Multiagent Reinforcement Learning: Rollout and Policy Iteration for POMDP With Application to Multirobot Problems

Sushmita Bhattacharya, Siva Kailas, Sahil Badyal, Stephanie Gil, Dimitri P. Bertsekas

Published: 01 Jan 2024, Last Modified: 15 Aug 2025IEEE Trans. Robotics 2024EveryoneRevisionsBibTeXCC BY-SA 4.0

Abstract: In this article, we consider the computational and communication challenges of partially observable multiagent sequential decision-making problems. We present algorithms that simultaneously or sequentially optimize the agents' controls by using multistep lookahead, truncated rollout with a known base policy, and a terminal cost function approximation.

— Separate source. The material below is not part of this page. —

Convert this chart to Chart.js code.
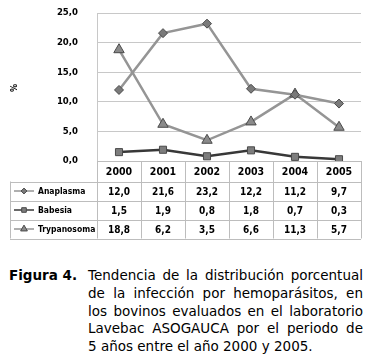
<!DOCTYPE html>
<html>
<head>
<meta charset="utf-8">
<script src="https://cdn.jsdelivr.net/npm/chart.js@4/dist/chart.umd.min.js"></script>
<style>
  html, body { margin: 0; padding: 0; background: #fff; }
  #wrap { position: relative; width: 375px; height: 357px; overflow: hidden; }
  #c { position: absolute; left: 0; top: 0; }
  #fig { position: absolute; left: 9px; top: 267px; font: bold 13.5px 'DejaVu Sans', Verdana, sans-serif; line-height: 17.75px; color: #000; }
  #cap { position: absolute; left: 88px; top: 267px; width: 275px; font: 13.5px 'DejaVu Sans', Verdana, sans-serif; line-height: 17.75px; color: #000; }
  #cap div { text-align: justify; text-align-last: justify; white-space: nowrap; }
  #cap div.last { text-align-last: left; }
</style>
</head>
<body>
<div id="wrap">
  <canvas id="c" width="375" height="245"></canvas>
  <div id="fig">Figura 4.</div>
  <div id="cap">
    <div>Tendencia de la distribución porcentual</div>
    <div>de la infección por hemoparásitos, en</div>
    <div>los bovinos evaluados en el laboratorio</div>
    <div>Lavebac ASOGAUCA por el periodo de</div>
    <div class="last">5 años entre el año 2000 y 2005.</div>
  </div>
</div>
<script>
const years = ['2000', '2001', '2002', '2003', '2004', '2005'];
const seriesNames = ['Anaplasma', 'Babesia', 'Trypanosoma'];
const anaplasma = [12.0, 21.6, 23.2, 12.2, 11.2, 9.7];
const babesia = [1.5, 1.9, 0.8, 1.8, 0.7, 0.3];
const trypanosoma = [18.8, 6.2, 3.5, 6.6, 11.3, 5.7];
const yMin = 0, yMax = 25, yStep = 5;
const yTitle = '%';

const FONT = "'Liberation Sans Narrow', 'DejaVu Sans Condensed', Arial, sans-serif";
const fmt = v => v.toFixed(1).replace('.', ',');

const styles = [
  { line: '#959595', fill: '#7a7a7a', border: '#4a4a4a', shape: 'rectRot', r: 4.5 },
  { line: '#383838', fill: '#7d7d7d', border: '#4a4a4a', shape: 'rect', r: 5 },
  { line: '#959595', fill: '#8a8a8a', border: '#4a4a4a', shape: 'triangle', r: 6 }
];
const allData = [anaplasma, babesia, trypanosoma];

const tablePlugin = {
  id: 'tablePlugin',
  afterDraw(chart) {
    const ctx = chart.ctx;
    const x = chart.scales.x, ca = chart.chartArea;
    const n = years.length;
    const w = (ca.right - ca.left) / n;
    const top = ca.bottom, rowH = 19, headH = 20.5;
    const rowsTop = top + headH;
    const bottom = rowsTop + rowH * 3;
    const leftCol = 10;
    ctx.save();
    ctx.strokeStyle = '#bdbdbd';
    ctx.lineWidth = 1;
    ctx.beginPath();
    ctx.moveTo(ca.left, Math.round(top) + 0.5); ctx.lineTo(ca.right, Math.round(top) + 0.5);
    for (let r = 0; r <= 3; r++) {
      const yy = Math.round(rowsTop + r * rowH) + 0.5;
      ctx.moveTo(leftCol, yy); ctx.lineTo(ca.right, yy);
    }
    for (let i = 0; i <= n; i++) {
      const xx = Math.round(ca.left + i * w) + 0.5;
      ctx.moveTo(xx, top); ctx.lineTo(xx, bottom);
    }
    ctx.moveTo(leftCol + 0.5, rowsTop); ctx.lineTo(leftCol + 0.5, bottom);
    ctx.stroke();
    ctx.fillStyle = '#000';
    ctx.textAlign = 'center';
    ctx.textBaseline = 'middle';
    ctx.font = 'bold 10.5px ' + FONT;
    years.forEach((yr, i) => ctx.fillText(yr, x.getPixelForValue(i), top + headH / 2 + 1));
    allData.forEach((arr, r) => {
      const cy = rowsTop + r * rowH + rowH / 2 + 1;
      ctx.fillStyle = '#000';
      ctx.textAlign = 'center';
      ctx.font = 'bold 10px ' + FONT;
      arr.forEach((v, i) => ctx.fillText(fmt(v), x.getPixelForValue(i), cy));
      const st = styles[r];
      ctx.strokeStyle = st.line;
      ctx.lineWidth = 1.5;
      ctx.beginPath(); ctx.moveTo(14, cy - 1); ctx.lineTo(34, cy - 1); ctx.stroke();
      ctx.fillStyle = st.fill; ctx.strokeStyle = st.border; ctx.lineWidth = 1;
      Chart.helpers.drawPoint(ctx, { pointStyle: st.shape, radius: st.r * 0.65, borderWidth: 1 }, 24, cy - 1);
      ctx.fillStyle = '#000';
      ctx.textAlign = 'left';
      ctx.font = 'bold 8.5px ' + FONT;
      ctx.fillText(seriesNames[r], 38, cy);
    });
    ctx.save();
    ctx.translate(15, 88);
    ctx.rotate(-Math.PI / 2);
    ctx.textAlign = 'center';
    ctx.font = 'bold 9px ' + FONT;
    ctx.fillText(yTitle, 0, 0);
    ctx.restore();
    ctx.restore();
  }
};

new Chart(document.getElementById('c'), {
  type: 'line',
  data: {
    labels: years,
    datasets: allData.map((arr, i) => ({
      label: seriesNames[i],
      data: arr,
      borderColor: styles[i].line,
      borderWidth: 2.5,
      pointStyle: styles[i].shape,
      pointRadius: styles[i].r,
      pointBackgroundColor: styles[i].fill,
      pointBorderColor: styles[i].border,
      pointBorderWidth: 1,
      tension: 0
    }))
  },
  options: {
    responsive: false,
    animation: false,
    events: [],
    layout: { padding: { left: 0, right: 14, top: 13, bottom: 84 } },
    plugins: { legend: { display: false }, tooltip: { enabled: false } },
    scales: {
      x: { type: 'category', offset: true, display: false },
      y: {
        min: yMin, max: yMax,
        afterFit(scale) { scale.width = 97; scale.paddingTop = 6; scale.paddingBottom = 6; },
        ticks: {
          stepSize: yStep,
          padding: 19,
          color: '#000',
          font: { family: FONT, size: 9.5, weight: 'bold' },
          callback: v => fmt(v)
        },
        grid: { color: '#c8c8c8', lineWidth: 1, drawTicks: false },
        border: { display: true, color: '#c8c8c8' }
      }
    }
  },
  plugins: [tablePlugin]
});
</script>
</body>
</html>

In particular: 1) we consider multiagent rollout algorithms that dramatically reduce required computation while preserving the key policy improvement property of the standard rollout method. We improve our multiagent rollout policy by incorporating it in an offline approximate policy iteration scheme, and we apply an additional “online play” scheme enhancing offline approximation architectures; 2) we consider the imperfect communication case and provide various extensions to our rollout methods to deal with this case; and 3) we demonstrate the performance of our methods in extensive simulations by applying our method to a challenging partially observable multiagent sequential repair problem (state space size $10^{37}$ and control space size $10^{7}$). Our extensive simulations demonstrate that our methods produce better policies for large and complex multiagent problems in comparison with existing methods, including POMCP, MADDPG, and work well where other methods fail to scale up.